Dragasakis, who flew to Brussels to head talks, said Athens remained ready to conclude negotiations “with a mutually beneficial agreement”, suggesting there was still room for compromise.

Blaming foreign lenders for the breakdown in talks, he said the Greek government had submitted complementary proposals that “fully cover” the fiscal gap and the primary surplus – the two major sticking points between the two sides.

Creditors, he said, had insisted on pension cuts and increases in VAT both worth 1% of GDP – or €3.6bn – to close the projected gap, measures that Athens regards as untenable for a population already pauperised by five years of biting austerity. It was the second economic reform package to be proposed by the Greek government and rejected by creditors in June.

“Despite the presence of the Greek delegation in Brussels, there was no response on the part of the institutions [European commission, ECB and IMF] for discussions at the same [political] level or authorisations that would permit a solution to the issues that remain open,” Dragasakis said in a statement.

Tsakalotos said it was clear “the opposite side did not have a mandate to negotiate”. He told the Guardian in a text message: “We made huge efforts to meet them halfway but they insisted on both pension cuts and the increase in VAT on restaurants and would not accept closing the gap even partially via administrative measures to reduce tax evasion, even though this was a central plank of our electoral programme. Moreover, they told us bluntly they had no mandate to discuss a compromise! So much for negotiating.”

With developments taking such a dramatic turn, opposition parties urged Prokopis Pavlopoulos, the head of state, to call an emergency meeting of political leaders. “The country has to remain intact within Europe and this has to be understood by everyone,” said the centrist party, To Potami. “We await a responsible reaction from the political leadership of the country.”

Failure to keep Greece in the euro, after years of arduous negotiations and two emergency bailouts totalling €240bn, would send it lurching into the unknown and mark a historic blow to the EU’s most ambitious project.

Greek officials flew to Brussels after Tsipras signalled he would soften his stance and accept painful compromises in return for promises to alleviate the country’s staggering debt.

Government sources had indicated that Athens was “very close” to sealing a deal that would release more than €7bn in bailout funds the country now desperately needs to avoid defaulting on loans to the IMF and ECB over the summer. Creditors have refused to disburse financial assistance since August as both sides have wrangled over reforms.

A gesture on the ever-contentious issue of Greek debt would also allow Tsipras to sell a deal to hardliners in Syriza, which was catapulted into power in January on a pledge to end five gruelling years of “self-defeating” austerity, and to Greeks at large.

At more than €320bn, the equivalent of 180% of the country’s entire economic output, Greece has the highest debt-to-GDP ratio in the EU with economists far and wide agreeing it is unsustainable. Following the breakdown in talks, leftwing militants implored the government not to concede on any measures that would entail “the extinction of the Greek people”.

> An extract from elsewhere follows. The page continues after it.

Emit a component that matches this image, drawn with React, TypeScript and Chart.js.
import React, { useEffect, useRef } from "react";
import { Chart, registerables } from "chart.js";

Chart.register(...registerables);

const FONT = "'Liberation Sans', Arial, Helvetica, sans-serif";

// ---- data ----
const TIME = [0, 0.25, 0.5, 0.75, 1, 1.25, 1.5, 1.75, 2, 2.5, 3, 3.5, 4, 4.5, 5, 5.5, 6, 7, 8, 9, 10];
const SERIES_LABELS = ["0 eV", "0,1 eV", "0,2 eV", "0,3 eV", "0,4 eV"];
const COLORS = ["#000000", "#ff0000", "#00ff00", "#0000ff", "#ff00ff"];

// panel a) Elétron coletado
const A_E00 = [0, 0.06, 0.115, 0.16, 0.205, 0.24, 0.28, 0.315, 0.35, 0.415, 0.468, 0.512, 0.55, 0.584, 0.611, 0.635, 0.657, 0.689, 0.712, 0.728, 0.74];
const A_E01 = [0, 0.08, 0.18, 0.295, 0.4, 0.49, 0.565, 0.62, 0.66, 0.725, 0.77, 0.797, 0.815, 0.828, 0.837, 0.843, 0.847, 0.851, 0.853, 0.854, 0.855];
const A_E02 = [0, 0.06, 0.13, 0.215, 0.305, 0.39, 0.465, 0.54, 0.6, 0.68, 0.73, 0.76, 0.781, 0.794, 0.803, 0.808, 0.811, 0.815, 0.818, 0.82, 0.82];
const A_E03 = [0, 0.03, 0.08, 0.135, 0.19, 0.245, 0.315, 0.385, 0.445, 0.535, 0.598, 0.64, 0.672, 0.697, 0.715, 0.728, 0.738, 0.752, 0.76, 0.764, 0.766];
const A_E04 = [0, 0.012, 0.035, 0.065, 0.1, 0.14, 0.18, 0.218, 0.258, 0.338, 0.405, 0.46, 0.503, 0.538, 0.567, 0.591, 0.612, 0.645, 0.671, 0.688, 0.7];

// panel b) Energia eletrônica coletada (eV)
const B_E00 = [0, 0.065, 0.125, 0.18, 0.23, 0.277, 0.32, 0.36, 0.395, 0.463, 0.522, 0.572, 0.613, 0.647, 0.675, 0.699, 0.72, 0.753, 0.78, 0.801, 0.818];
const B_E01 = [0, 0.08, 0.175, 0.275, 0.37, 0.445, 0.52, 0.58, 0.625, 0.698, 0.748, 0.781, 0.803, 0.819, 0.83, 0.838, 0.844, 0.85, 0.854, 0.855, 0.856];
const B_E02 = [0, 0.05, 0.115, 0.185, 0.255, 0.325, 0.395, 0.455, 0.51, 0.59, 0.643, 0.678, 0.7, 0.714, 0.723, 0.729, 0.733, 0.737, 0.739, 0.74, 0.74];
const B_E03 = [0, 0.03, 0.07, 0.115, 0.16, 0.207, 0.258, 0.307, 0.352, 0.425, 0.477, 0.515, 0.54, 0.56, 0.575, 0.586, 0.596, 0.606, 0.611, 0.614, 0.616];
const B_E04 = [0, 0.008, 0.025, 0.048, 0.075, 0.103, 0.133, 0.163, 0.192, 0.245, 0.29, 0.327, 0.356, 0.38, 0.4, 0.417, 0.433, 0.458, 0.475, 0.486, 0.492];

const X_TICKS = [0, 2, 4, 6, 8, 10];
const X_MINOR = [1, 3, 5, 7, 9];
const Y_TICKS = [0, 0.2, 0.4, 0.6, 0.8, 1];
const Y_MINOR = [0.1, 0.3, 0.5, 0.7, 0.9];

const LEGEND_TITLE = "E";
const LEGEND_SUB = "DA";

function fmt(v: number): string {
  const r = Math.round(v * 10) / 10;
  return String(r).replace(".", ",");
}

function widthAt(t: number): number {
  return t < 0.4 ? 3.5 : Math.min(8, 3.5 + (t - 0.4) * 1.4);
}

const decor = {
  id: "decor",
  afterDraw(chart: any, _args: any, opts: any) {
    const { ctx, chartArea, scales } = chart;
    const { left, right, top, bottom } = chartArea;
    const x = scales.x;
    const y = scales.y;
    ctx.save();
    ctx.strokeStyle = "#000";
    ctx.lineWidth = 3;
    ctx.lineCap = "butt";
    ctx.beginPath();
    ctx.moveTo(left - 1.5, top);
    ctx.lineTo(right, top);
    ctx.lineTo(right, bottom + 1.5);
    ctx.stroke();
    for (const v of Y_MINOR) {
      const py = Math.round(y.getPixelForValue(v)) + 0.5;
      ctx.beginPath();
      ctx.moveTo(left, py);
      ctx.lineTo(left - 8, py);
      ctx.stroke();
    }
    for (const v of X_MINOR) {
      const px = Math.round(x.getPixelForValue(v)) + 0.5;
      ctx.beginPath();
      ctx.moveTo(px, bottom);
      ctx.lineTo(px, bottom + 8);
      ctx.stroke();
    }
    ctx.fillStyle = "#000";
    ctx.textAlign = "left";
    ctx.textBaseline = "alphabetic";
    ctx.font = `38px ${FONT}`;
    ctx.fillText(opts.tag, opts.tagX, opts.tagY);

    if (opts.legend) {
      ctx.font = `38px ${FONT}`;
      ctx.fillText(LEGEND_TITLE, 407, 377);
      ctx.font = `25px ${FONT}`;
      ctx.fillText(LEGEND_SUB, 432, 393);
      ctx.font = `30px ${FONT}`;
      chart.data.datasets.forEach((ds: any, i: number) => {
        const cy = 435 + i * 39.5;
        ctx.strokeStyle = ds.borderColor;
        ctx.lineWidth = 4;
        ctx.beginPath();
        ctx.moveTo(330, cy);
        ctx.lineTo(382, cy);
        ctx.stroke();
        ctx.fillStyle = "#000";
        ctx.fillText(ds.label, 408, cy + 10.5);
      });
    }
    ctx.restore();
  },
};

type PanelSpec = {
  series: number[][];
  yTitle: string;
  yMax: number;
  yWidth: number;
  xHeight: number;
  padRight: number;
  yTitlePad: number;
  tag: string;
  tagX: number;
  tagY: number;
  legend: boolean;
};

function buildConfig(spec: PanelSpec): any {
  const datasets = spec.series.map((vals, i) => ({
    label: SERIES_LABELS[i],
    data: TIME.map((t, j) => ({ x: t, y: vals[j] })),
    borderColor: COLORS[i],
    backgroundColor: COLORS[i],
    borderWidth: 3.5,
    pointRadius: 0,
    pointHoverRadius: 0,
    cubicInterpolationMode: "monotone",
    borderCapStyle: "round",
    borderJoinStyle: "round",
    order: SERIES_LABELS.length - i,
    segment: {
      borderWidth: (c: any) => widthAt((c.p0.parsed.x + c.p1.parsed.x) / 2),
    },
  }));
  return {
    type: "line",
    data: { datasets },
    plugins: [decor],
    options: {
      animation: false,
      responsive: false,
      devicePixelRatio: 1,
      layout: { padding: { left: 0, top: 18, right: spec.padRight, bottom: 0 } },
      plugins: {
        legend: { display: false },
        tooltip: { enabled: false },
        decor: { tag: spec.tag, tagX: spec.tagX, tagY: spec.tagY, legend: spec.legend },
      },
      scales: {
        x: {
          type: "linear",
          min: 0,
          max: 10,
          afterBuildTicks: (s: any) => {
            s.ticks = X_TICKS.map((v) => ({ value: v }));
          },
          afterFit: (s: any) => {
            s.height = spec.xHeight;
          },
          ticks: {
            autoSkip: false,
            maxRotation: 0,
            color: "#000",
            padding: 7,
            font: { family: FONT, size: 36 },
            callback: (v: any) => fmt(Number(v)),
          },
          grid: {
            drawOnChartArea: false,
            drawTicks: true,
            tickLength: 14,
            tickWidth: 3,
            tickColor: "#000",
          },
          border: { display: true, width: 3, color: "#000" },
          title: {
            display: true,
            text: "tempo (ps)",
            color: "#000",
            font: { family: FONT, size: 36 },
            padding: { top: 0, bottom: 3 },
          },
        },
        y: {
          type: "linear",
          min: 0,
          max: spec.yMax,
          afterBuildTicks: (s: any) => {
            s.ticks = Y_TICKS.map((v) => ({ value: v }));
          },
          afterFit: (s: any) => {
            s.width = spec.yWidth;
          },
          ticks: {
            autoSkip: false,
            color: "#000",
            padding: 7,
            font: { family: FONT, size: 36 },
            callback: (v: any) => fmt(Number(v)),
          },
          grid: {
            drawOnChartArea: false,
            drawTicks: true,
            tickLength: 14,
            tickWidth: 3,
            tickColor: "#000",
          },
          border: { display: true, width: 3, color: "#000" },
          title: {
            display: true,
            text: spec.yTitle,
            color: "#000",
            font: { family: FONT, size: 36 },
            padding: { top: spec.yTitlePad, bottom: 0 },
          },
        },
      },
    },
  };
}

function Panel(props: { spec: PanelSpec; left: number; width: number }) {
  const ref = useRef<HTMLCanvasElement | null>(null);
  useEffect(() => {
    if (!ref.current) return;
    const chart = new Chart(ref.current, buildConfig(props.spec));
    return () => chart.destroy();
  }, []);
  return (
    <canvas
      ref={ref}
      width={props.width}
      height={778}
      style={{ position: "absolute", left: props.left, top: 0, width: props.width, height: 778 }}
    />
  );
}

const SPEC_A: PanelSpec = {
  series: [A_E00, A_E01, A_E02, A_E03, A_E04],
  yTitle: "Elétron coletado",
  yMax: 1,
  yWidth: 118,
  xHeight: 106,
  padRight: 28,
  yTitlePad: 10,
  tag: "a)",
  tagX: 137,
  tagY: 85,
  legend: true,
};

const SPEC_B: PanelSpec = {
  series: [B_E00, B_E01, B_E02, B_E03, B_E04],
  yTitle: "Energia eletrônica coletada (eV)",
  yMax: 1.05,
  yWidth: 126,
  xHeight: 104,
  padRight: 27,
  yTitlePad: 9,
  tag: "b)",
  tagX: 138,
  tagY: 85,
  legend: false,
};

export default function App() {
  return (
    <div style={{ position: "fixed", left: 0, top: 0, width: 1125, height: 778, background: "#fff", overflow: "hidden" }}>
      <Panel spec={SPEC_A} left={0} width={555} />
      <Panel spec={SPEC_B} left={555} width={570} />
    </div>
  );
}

Fears now abound that Greece could be heading for a Cyprus-style denouement with the ECB pulling the plug on the emergency liquidity assistance (ELA) it has been drip-feeding Greek banks. The Frankfurt-based institution has come under growing pressure to make such a move in recent weeks.

Indicative of the growing tensions between Athens and Berlin, the biggest contributor of Greece’s bailout programme to date, Sigmar Gabriel, Germany’s vice-chancellor and head of the country’s Social Democratic party – who has long been seen as a friend of Greece – criticised the Greek government’s negotiating tactics in an article for Monday’s daily Bild newspaper.

“The game theorists of the Greek government are in the process of gambling away the future of their country,” he wrote in an excoriating critique of Varoufakis, whose academic expertise includes game theory. “Europe and Germany will not let themselves be blackmailed. And we will not let the exaggerated electoral pledges of a partly communist government be paid for by German workers and their families.”